Prognostic analysis of the ferroptosis-related lncRNAs signature model in the training cohort and validation cohort. (A) The distribution of the risk scores in the training cohort. (B) The distribution of the risk scores in the validation cohort. (C) The distributions of overall survival status, overall survival and risk score in the training cohort. (D) The distributions of overall survival status, overall survival and risk score in the validation cohort. (E) Kaplan-Meier curves for the overall survival of patients in the high- and low-risk groups in the training cohort. (F) Kaplan-Meier curves for the overall survival of patients in the high- and low-risk groups in the validation cohort. (G) AUC of time-dependent ROC curves verified the prognostic accuracy of the risk score in the training cohort. (H) AUC of time-dependent ROC curves verified the prognostic accuracy of the risk score in the validation cohort.

FIGURE 4

Prognostic value of the 8-ferroptosis-related-lncRNAs signature in patients receiving different treatment regimens. (A) Kaplan-Meier curves for the overall survival of high- and low-risk patients receiving chemotherapy. (B) Kaplan-Meier curves for the overall survival of high- and low-risk patients receiving anthracycline chemotherapy. (C) Kaplan-Meier curves for the overall survival of high- and low-risk patients receiving endocrinotherapy. (D) Kaplan-Meier curves for the overall survival of high- and low-risk patients receiving cyclophosphamide chemotherapy. (E) Kaplan-Meier curves for the overall survival of high- and low-risk patients receiving anti-HER2 therapy. (F) Kaplan-Meier curves for the overall survival of high- and low-risk patients receiving paclitaxel chemotherapy.

FIGURE 5

Independent prognostic value of the ferroptosis-related-lncRNAs signature.
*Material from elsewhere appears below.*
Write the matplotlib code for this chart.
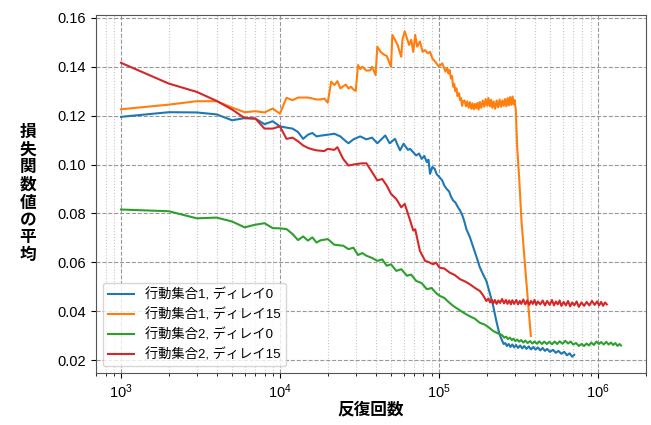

Results of the univariate Cox regression analysis and multivariate Cox regression analysis regarding OS in the training cohort (A,C) and the validation cohort (B,D). AUC of ROC curves compared the prognostic accuracy of the risk score and other prognostic factors in the training cohort and validation cohort (E,F).

FIGURE 6

Construction of the ferroptosis-related lncRNA–mRNA co-expression network (A). Diagram of the ferroptosis-related lncRNA–mRNA network (B). The Sankey diagram shows the connection degree between the ferroptosis-related lncRNAs and ferroptosis-related genes.

FIGURE 7

Gene set enrichment analysis (GSEA) of high-risk group and low-risk group based on the ferroptosis-related lncRNAs prognostic signature. (A) GSEA results show significant enrichment of antioxidant pathways and cell proliferation pathways in the high-risk breast cancer patients. (B) GSEA results show significant enrichment of oxidative damage-related pathways and immunoregulatory pathways in the low-risk breast cancer patients.

FIGURE 8

Results of GO and KEGG analyses. GO analysis showed differentially expressed genes between high- and low-risk groups were obviously enriched in immune-related biological processes (A), immune-related cell components (B), and immune-related molecular functions (C). KEGG analysis showed differentially expressed genes were enriched in immune-related pathway (D).

FIGURE 9

The immune cell infiltration landscape in breast cancer. (A) Barplot of the tumor-infiltrating cell proportions. (B) Heatmap of the tumor-infiltrating cell proportions. (C) Correlation matrix of immune cell proportions. (D) Violin plot showed the different proportions of tumor-infiltrating cells between high-risk group and low-risk group. (E) The expression levels of immune checkpoint molecules in high-risk group and low-risk group.

FIGURE 10

The overall survival and immune cell infiltration landscape in different immunohistochemical subtypes of breast cancer. (A) Kaplan-Meier curves for the overall survival of patients in the high- and low-risk groups in different immunohistochemical subtypes of breast cancer. (B–D) Violin plot showed the different proportions of tumor-infiltrating cells between high-risk group and low-risk group in luminal breast cancer, HR-Her2+ breast cancer or TNBC. (E–G) The expression levels of immune checkpoint molecules in high-risk group and low-risk group in luminal breast cancer, HR-Her2+ breast cancer or TNBC. (*p < 0.05, **p < 0.01, and ***p < 0.001).